── Data rows ──

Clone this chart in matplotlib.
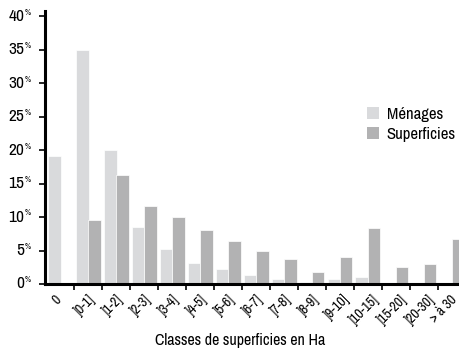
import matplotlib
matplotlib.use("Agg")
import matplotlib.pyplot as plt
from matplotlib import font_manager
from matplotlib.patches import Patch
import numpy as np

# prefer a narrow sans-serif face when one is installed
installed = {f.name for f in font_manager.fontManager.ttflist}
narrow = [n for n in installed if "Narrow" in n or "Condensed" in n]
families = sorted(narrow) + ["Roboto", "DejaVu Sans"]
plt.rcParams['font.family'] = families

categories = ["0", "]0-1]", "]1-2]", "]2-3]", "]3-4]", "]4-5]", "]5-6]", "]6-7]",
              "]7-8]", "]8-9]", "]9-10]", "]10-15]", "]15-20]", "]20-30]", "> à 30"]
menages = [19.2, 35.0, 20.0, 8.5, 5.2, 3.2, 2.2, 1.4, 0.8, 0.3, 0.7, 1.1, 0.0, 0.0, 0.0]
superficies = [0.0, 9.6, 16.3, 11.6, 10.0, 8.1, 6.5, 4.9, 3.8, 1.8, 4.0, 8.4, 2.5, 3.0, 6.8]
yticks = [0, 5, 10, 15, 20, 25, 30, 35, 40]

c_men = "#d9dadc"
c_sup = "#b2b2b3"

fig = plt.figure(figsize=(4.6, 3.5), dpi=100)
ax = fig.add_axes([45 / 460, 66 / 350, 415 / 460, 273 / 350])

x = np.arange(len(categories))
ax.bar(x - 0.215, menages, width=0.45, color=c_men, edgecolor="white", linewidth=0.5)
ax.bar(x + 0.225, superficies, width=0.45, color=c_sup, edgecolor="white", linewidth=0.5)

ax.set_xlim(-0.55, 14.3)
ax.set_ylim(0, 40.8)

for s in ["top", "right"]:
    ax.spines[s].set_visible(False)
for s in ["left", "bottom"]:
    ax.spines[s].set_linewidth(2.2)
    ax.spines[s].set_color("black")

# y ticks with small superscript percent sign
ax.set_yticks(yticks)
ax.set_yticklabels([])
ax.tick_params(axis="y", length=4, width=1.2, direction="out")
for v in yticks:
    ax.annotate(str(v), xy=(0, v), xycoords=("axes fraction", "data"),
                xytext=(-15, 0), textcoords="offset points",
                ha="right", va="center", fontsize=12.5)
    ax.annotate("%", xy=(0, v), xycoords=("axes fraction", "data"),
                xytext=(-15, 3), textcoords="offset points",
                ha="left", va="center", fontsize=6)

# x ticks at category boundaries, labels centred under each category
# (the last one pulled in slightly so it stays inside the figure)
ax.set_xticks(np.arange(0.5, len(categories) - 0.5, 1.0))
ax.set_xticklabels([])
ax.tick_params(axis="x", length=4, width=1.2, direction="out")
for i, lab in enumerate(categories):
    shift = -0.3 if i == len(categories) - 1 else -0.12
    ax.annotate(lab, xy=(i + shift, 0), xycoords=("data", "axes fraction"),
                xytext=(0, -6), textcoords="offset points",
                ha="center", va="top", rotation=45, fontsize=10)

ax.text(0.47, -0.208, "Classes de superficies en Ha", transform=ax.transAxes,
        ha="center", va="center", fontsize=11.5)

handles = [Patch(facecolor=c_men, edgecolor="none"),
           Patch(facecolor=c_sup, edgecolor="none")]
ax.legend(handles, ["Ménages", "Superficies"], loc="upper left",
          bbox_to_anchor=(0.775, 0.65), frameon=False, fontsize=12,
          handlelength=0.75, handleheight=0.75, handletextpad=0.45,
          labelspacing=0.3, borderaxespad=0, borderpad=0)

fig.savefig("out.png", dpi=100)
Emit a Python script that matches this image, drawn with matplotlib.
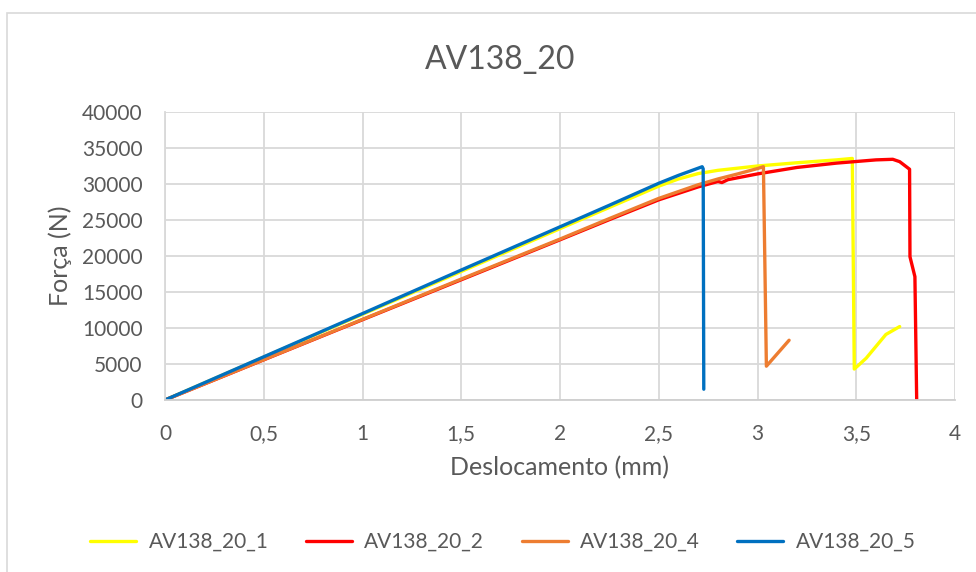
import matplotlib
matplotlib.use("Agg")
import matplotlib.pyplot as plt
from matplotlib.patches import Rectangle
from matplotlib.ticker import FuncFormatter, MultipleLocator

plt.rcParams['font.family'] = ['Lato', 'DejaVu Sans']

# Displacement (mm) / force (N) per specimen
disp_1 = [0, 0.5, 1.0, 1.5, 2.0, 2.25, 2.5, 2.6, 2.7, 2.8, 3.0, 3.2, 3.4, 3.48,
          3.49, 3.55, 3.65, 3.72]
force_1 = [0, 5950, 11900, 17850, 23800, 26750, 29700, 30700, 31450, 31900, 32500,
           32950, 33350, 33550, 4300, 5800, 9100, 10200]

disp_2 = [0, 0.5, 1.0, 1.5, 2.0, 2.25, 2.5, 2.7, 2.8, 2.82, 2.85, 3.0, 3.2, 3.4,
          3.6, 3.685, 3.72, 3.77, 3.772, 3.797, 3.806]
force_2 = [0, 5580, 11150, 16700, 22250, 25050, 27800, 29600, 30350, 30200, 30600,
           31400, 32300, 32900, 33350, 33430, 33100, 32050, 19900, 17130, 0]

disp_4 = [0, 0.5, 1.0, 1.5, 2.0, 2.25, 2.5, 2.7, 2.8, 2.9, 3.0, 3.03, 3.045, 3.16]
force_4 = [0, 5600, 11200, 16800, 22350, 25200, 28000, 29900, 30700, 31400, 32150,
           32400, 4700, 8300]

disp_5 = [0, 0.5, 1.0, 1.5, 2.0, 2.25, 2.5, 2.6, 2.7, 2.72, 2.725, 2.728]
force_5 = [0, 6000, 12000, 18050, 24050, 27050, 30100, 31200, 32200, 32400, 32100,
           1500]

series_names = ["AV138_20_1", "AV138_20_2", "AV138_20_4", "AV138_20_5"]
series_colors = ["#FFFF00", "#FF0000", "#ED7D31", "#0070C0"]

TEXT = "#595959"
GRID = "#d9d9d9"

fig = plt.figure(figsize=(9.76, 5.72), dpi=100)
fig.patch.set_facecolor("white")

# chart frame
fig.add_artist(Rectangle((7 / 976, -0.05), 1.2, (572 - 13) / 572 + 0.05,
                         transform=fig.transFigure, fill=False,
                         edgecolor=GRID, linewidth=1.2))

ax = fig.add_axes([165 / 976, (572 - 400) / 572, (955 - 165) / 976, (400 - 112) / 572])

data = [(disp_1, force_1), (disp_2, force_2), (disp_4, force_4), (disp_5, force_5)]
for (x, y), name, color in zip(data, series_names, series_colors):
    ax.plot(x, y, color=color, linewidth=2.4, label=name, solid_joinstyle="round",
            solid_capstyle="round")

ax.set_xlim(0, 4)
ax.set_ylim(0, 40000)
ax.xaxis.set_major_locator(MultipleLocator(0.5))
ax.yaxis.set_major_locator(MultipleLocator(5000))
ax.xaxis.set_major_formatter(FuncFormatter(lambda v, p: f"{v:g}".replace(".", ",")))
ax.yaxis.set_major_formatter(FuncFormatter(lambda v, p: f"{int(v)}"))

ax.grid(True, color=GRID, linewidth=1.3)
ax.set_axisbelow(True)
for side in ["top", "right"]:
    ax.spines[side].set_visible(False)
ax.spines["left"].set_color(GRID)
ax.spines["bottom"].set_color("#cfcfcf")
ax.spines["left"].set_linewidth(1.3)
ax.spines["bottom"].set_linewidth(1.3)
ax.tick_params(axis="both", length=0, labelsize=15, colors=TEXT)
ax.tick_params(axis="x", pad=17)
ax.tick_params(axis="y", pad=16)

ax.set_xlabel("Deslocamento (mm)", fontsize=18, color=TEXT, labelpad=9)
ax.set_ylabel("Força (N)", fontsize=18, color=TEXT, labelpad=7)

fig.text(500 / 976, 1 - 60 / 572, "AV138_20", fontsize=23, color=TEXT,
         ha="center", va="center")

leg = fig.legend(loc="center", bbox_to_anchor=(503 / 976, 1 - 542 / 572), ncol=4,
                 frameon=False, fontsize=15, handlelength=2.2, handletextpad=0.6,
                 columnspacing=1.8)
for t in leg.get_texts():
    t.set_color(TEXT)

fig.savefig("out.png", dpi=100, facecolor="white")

───

__Written instruction__
Return only the lines running from the top of the data to the line that holds "ax.set_ylim(0, 40.8)". Include both of those lines, but skip the pictures.

__Output__
Clone this chart in matplotlib.
import matplotlib
matplotlib.use("Agg")
import matplotlib.pyplot as plt
from matplotlib import font_manager
from matplotlib.patches import Patch
import numpy as np

# prefer a narrow sans-serif face when one is installed
installed = {f.name for f in font_manager.fontManager.ttflist}
narrow = [n for n in installed if "Narrow" in n or "Condensed" in n]
families = sorted(narrow) + ["Roboto", "DejaVu Sans"]
plt.rcParams['font.family'] = families

categories = ["0", "]0-1]", "]1-2]", "]2-3]", "]3-4]", "]4-5]", "]5-6]", "]6-7]",
              "]7-8]", "]8-9]", "]9-10]", "]10-15]", "]15-20]", "]20-30]", "> à 30"]
menages = [19.2, 35.0, 20.0, 8.5, 5.2, 3.2, 2.2, 1.4, 0.8, 0.3, 0.7, 1.1, 0.0, 0.0, 0.0]
superficies = [0.0, 9.6, 16.3, 11.6, 10.0, 8.1, 6.5, 4.9, 3.8, 1.8, 4.0, 8.4, 2.5, 3.0, 6.8]
yticks = [0, 5, 10, 15, 20, 25, 30, 35, 40]

c_men = "#d9dadc"
c_sup = "#b2b2b3"

fig = plt.figure(figsize=(4.6, 3.5), dpi=100)
ax = fig.add_axes([45 / 460, 66 / 350, 415 / 460, 273 / 350])

x = np.arange(len(categories))
ax.bar(x - 0.215, menages, width=0.45, color=c_men, edgecolor="white", linewidth=0.5)
ax.bar(x + 0.225, superficies, width=0.45, color=c_sup, edgecolor="white", linewidth=0.5)

ax.set_xlim(-0.55, 14.3)
ax.set_ylim(0, 40.8)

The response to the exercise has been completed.